Who is Christ?   

        Jesus of Nazareth was a person who lived 2,000 years ago.  He is also a manifestation of God -- the Logos -- whose presence always existed and is always present to us.  The Christ consciousness that was in Jesus was offered to his followers with his Resurrection.

        Contemplative prayer is the term used to describe the process and path by which our own consciousness and behavior are transformed by Jesus’s person and his presence.  To open to this gift of transformation, specific practices have always been shared throughout the 2,000 year history of the Christian contemplative tradition. Through contemplative practice, we are better able to receive the gift of transformation in Christ that is spoken of in scripture by Paul: “Be transformed by the renewal of your mind” (Rm 12:2).

        Although for a Christian contemplative, Jesus the Christ is in some way “the way, the truth and the life” (Jn 14: 6), the contemplative experience opens us to seeing how God also works through other spiritual traditions.  A loving God would not have left people of the rest of the world for millennia without their own means of accessing God.


        Now, in the globalizing world, all the world religions can dialogue together about spirituality, show their common values and learn from each other.  Contemplation allows us to enter into this conversation of silence, respecting each tradition’s uniqueness as well as the Christian revelation.   Christianity’s encounter with the other great religious traditions in the last decades has been a “mirror” for it to see its own contemplative heritage more clearly and bring it forth. 

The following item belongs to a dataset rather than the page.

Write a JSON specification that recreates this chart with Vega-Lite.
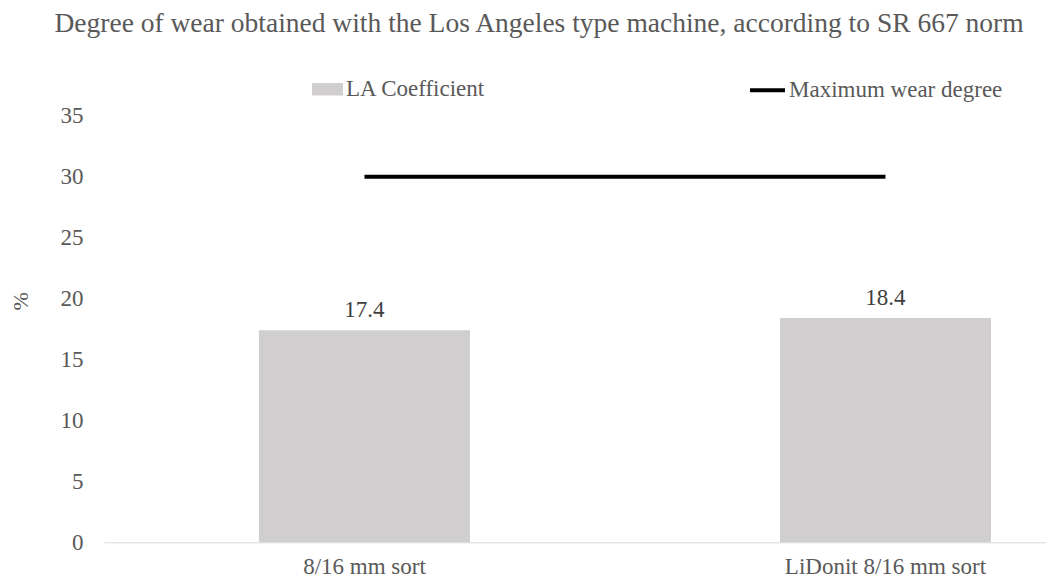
{
  "$schema": "https://vega.github.io/schema/vega-lite/v6.json",
  "width": 942,
  "height": 426.5,
  "autosize": {"type": "none"},
  "padding": {"left": 104, "top": 115.8, "right": 0, "bottom": 40.7},
  "background": "white",
  "title": {
    "text": "Degree of wear obtained with the Los Angeles type machine, according to SR 667 norm",
    "font": "Liberation Serif",
    "fontSize": 27.5,
    "fontWeight": "normal",
    "color": "#595959",
    "anchor": "middle",
    "dx": -36,
    "offset": 33,
    "limit": 1040
  },
  "config": {
    "view": {"stroke": null},
    "font": "Liberation Serif"
  },
  "data": {
    "values": [
      {"category": "8/16 mm sort", "la": 17.4, "max": 30, "s1": "LA Coefficient", "s2": "Maximum wear degree"},
      {"category": "LiDonit 8/16 mm sort", "la": 18.4, "max": 30, "s1": "LA Coefficient", "s2": "Maximum wear degree"}
    ]
  },
  "encoding": {
    "x": {
      "field": "category",
      "type": "nominal",
      "sort": null,
      "scale": {"paddingInner": 0.595, "paddingOuter": 0.2015, "align": 0.738},
      "axis": {
        "title": null,
        "labelAngle": 0,
        "labelFont": "Liberation Serif",
        "labelFontSize": 23,
        "labelColor": "#595959",
        "labelPadding": 13,
        "labelLimit": 500,
        "ticks": false,
        "domainColor": "#d9d9d9",
        "domainWidth": 1
      }
    }
  },
  "layer": [
    {
      "mark": {"type": "bar", "color": "#d0cece"},
      "encoding": {
        "y": {
          "field": "la",
          "type": "quantitative",
          "scale": {"domain": [0, 35], "nice": false},
          "axis": {
            "title": "%",
            "titleFont": "Liberation Serif",
            "titleFontSize": 22,
            "titleFontWeight": "normal",
            "titleColor": "#595959",
            "titleX": -84,
            "titleY": 185,
            "titleAngle": -90,
            "titleAlign": "center",
            "titleBaseline": "middle",
            "values": [0, 5, 10, 15, 20, 25, 30, 35],
            "labelFont": "Liberation Serif",
            "labelFontSize": 23,
            "labelColor": "#595959",
            "labelPadding": 21,
            "ticks": false,
            "domain": false,
            "grid": false
          }
        },
        "fill": {
          "field": "s1",
          "type": "nominal",
          "scale": {"range": ["#d0cece"]},
          "legend": {
            "title": null,
            "orient": "none",
            "legendX": 208,
            "legendY": -42,
            "symbolType": "M-1,-0.4H1V0.4H-1Z",
            "symbolSize": 961,
            "symbolStrokeWidth": 0,
            "labelFont": "Liberation Serif",
            "labelFontSize": 23,
            "labelColor": "#595959",
            "labelOffset": 3,
            "labelLimit": 400
          }
        }
      }
    },
    {
      "mark": {"type": "line", "strokeWidth": 4, "color": "black"},
      "encoding": {
        "y": {"field": "max", "type": "quantitative"},
        "stroke": {
          "field": "s2",
          "type": "nominal",
          "scale": {"range": ["black"]},
          "legend": {
            "title": null,
            "orient": "none",
            "legendX": 644,
            "legendY": -45,
            "symbolType": "stroke",
            "symbolSize": 1225,
            "symbolStrokeWidth": 4,
            "labelFont": "Liberation Serif",
            "labelFontSize": 23,
            "labelColor": "#595959",
            "labelOffset": 2,
            "labelLimit": 400
          }
        }
      }
    },
    {
      "mark": {"type": "text", "font": "Liberation Serif", "fontSize": 23, "color": "#404040", "baseline": "alphabetic", "dy": -13},
      "encoding": {
        "y": {"field": "la", "type": "quantitative"},
        "text": {"field": "la", "type": "quantitative", "format": ".1f"}
      }
    }
  ]
}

        In the mystery of the Incarnation Jesus was both fully divine and fully human.  His life and death transforms the possibilities of human life.  Although human beings are still wounded, ignorant and in need of God, the potentials of the human condition are changed.  From the perspective of Incarnational contemplation, Jesus’ life and identity as the Christ opened for his followers a contemplative path to this divine project, a path that can be pursued in ordinary human life.

    I am the vine, you are the branches, whoever remains with me in them, bears much fruit. (Jn 15:5).

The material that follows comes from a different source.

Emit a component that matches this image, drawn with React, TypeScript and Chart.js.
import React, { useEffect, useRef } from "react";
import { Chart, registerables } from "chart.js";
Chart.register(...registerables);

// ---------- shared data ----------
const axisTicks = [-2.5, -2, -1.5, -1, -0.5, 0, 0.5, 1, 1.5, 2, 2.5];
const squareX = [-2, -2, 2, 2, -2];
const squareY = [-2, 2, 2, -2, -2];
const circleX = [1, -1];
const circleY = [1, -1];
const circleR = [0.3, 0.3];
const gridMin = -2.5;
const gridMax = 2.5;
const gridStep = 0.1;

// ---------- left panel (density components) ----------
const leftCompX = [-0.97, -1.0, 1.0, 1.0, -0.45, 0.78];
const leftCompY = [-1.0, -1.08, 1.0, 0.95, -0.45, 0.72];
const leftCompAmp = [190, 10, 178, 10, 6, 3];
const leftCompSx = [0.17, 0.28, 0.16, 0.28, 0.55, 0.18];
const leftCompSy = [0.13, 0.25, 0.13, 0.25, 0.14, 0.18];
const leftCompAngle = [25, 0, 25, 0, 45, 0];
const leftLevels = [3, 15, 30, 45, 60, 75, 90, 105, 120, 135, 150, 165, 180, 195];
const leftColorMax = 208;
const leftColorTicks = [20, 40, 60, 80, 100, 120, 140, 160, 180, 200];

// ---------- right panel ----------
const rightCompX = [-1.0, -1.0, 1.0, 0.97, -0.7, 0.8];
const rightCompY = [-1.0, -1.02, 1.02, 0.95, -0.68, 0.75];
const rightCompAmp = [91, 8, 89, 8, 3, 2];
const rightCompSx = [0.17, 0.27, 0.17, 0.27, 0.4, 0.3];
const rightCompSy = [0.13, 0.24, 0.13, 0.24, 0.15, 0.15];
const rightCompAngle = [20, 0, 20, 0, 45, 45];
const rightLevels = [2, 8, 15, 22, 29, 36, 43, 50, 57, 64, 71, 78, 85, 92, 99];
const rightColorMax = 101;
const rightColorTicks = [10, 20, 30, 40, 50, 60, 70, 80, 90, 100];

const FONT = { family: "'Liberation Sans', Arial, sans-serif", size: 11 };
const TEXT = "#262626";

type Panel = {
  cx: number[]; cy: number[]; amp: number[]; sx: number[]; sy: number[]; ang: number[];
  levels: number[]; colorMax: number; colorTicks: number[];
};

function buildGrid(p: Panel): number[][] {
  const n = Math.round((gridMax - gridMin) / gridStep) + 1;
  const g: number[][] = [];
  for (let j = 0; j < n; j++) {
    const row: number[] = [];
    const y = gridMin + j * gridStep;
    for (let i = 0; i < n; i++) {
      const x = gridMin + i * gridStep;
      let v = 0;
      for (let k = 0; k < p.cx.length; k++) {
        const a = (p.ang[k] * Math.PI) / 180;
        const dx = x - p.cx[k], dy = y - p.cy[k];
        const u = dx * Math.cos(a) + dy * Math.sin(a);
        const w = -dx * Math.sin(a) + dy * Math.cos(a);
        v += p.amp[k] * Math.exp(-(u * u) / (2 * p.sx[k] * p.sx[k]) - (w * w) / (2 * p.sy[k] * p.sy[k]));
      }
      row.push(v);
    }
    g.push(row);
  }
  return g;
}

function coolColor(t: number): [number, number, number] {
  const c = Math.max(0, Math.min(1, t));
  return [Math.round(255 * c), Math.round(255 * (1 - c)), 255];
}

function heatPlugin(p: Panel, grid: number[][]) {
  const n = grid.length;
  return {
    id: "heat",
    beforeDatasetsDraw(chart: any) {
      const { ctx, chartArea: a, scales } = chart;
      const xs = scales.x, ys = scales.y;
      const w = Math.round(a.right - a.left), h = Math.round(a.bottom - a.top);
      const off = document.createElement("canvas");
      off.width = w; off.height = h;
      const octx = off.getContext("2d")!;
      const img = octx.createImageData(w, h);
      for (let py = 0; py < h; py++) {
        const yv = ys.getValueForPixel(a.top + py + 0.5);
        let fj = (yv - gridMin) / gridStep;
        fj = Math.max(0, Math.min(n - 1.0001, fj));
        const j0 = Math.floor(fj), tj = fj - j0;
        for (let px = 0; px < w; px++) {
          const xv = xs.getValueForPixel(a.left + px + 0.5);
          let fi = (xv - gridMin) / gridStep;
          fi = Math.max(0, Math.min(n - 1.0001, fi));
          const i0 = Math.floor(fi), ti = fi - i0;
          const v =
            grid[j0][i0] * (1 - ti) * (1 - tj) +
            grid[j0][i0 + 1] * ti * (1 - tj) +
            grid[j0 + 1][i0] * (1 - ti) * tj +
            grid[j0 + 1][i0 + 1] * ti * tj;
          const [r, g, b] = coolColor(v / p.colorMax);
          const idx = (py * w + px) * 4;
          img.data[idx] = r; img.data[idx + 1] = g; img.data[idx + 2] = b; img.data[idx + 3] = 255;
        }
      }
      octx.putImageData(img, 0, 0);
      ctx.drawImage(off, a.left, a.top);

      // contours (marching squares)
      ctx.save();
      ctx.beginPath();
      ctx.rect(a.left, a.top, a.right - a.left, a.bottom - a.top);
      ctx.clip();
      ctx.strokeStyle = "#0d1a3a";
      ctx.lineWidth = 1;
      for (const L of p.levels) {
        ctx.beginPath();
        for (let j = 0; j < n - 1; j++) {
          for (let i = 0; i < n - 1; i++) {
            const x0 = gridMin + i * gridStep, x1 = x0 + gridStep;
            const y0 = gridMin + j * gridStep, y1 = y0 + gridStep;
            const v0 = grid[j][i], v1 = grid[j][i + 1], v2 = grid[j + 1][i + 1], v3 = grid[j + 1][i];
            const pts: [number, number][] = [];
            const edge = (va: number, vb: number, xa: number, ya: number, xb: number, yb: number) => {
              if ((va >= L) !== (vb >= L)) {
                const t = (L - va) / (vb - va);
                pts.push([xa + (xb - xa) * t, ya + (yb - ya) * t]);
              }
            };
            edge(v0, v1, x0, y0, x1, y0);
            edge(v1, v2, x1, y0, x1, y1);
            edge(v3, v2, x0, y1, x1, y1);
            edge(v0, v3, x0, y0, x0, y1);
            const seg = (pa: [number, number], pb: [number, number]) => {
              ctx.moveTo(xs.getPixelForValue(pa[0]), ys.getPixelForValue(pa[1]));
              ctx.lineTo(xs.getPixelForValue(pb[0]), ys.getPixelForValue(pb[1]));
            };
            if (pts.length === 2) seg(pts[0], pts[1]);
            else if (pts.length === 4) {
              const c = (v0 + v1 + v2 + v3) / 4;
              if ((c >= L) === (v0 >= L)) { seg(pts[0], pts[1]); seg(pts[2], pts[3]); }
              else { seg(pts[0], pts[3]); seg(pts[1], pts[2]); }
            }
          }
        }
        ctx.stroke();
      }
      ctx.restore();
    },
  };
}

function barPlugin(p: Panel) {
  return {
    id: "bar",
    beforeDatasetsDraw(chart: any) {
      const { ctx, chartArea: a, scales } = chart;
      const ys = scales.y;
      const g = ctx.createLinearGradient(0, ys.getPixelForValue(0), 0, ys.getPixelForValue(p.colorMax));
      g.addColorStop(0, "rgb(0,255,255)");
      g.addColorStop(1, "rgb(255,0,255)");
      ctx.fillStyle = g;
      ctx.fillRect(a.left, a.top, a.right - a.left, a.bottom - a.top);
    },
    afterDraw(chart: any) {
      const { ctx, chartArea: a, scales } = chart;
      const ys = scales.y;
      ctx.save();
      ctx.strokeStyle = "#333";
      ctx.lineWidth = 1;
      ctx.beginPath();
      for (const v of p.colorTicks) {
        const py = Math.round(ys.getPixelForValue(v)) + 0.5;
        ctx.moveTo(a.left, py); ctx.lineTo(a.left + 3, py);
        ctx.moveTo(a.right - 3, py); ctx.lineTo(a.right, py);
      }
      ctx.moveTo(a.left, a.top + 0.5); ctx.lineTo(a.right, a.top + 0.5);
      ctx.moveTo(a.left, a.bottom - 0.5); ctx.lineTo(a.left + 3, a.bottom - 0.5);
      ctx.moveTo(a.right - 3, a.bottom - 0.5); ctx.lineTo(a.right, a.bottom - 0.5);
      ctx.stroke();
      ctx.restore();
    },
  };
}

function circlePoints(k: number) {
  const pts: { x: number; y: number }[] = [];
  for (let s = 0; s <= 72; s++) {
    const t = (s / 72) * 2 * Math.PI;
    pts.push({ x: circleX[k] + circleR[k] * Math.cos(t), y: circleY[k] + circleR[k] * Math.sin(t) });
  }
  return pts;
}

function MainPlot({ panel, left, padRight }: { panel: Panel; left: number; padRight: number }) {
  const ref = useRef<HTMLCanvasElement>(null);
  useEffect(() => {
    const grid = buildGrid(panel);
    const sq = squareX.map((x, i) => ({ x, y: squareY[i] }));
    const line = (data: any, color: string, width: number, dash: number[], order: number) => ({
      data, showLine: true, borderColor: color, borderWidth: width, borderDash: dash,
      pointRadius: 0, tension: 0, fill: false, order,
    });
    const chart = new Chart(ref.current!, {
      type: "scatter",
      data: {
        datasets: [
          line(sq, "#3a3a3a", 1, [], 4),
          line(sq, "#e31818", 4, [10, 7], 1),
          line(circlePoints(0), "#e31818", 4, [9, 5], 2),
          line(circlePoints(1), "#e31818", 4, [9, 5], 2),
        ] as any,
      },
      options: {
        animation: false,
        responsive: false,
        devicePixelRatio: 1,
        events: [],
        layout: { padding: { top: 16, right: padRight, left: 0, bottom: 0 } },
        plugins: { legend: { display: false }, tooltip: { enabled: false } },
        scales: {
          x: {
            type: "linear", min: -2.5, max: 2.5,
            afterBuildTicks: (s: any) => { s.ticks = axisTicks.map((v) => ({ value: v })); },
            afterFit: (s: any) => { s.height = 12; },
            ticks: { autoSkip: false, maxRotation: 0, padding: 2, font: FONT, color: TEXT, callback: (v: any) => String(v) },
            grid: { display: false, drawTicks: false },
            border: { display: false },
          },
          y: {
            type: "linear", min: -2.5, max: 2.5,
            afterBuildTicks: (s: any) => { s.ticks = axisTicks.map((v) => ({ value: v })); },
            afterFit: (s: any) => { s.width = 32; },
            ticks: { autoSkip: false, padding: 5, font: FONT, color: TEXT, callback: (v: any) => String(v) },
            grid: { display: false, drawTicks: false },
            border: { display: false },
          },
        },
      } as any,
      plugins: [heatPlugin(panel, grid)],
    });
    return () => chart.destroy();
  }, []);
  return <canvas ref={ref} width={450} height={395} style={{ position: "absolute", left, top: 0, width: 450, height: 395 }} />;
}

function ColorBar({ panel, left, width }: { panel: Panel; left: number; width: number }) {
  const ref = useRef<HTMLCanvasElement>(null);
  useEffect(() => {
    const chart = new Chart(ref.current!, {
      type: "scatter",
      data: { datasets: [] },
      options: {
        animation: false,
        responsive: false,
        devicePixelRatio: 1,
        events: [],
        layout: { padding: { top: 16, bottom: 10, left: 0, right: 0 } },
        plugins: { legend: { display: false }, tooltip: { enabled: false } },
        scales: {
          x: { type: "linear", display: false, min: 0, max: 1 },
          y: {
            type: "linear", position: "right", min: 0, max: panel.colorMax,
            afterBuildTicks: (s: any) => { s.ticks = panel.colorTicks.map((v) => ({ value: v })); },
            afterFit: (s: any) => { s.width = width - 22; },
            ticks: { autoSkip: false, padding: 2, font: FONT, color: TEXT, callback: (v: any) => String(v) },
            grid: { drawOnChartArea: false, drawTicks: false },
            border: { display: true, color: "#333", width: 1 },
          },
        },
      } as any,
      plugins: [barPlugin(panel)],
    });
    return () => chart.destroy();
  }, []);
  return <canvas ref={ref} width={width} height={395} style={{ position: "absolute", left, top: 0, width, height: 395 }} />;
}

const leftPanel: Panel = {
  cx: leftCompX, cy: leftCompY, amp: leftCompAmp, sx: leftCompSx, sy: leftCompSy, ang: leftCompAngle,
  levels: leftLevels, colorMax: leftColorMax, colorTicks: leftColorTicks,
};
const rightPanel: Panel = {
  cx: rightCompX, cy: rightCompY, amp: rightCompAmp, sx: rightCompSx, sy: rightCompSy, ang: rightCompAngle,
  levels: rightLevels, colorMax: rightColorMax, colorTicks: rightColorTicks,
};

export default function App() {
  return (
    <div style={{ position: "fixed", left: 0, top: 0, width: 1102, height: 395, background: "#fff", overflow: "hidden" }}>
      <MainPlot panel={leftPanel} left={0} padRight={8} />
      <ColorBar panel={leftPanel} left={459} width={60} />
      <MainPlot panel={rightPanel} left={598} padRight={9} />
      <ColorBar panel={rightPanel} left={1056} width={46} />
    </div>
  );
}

    I live not now with my own life but with the life of Christ within me.

                                        Gal 2: 20 

        The cosmic Christ and the indwelling Christ are two sides of the nonduality of Jesus.  His cosmic dimension can be perceived only in relation to his personal, intimate presence.  In the energy of his Resurrection he at the same time touches the depths of every person and the outermost reaches of the universe.                 Father Lawrence Freeman

Christ became Man in order to divinize us.

                            Saint. Athanasius

        Jesus’ phrase, “I am the way, the truth, and the life” (John 14: 6) is not to be understood necessarily in an objective nor even conceptual sense.  The way is precisely the truth of our life....The assertion that “there is no salvation outside of Christ”  is almost a tautology.  Salvation means full realization or, in traditional terms, divinization, and divinization occurs only in union with the divine -- whose symbol in Christian language is Christ.  

                            Raimon Panikkar

       To be in dialogue with the other world religions requires the contemplative experience because all in their fully developed spiritual disciplines have experienced it...that all members of the human family are children of God, that each religion has its part to play in revealing the true God, and above all, that God wants the diverse religions of the world to live together in peace.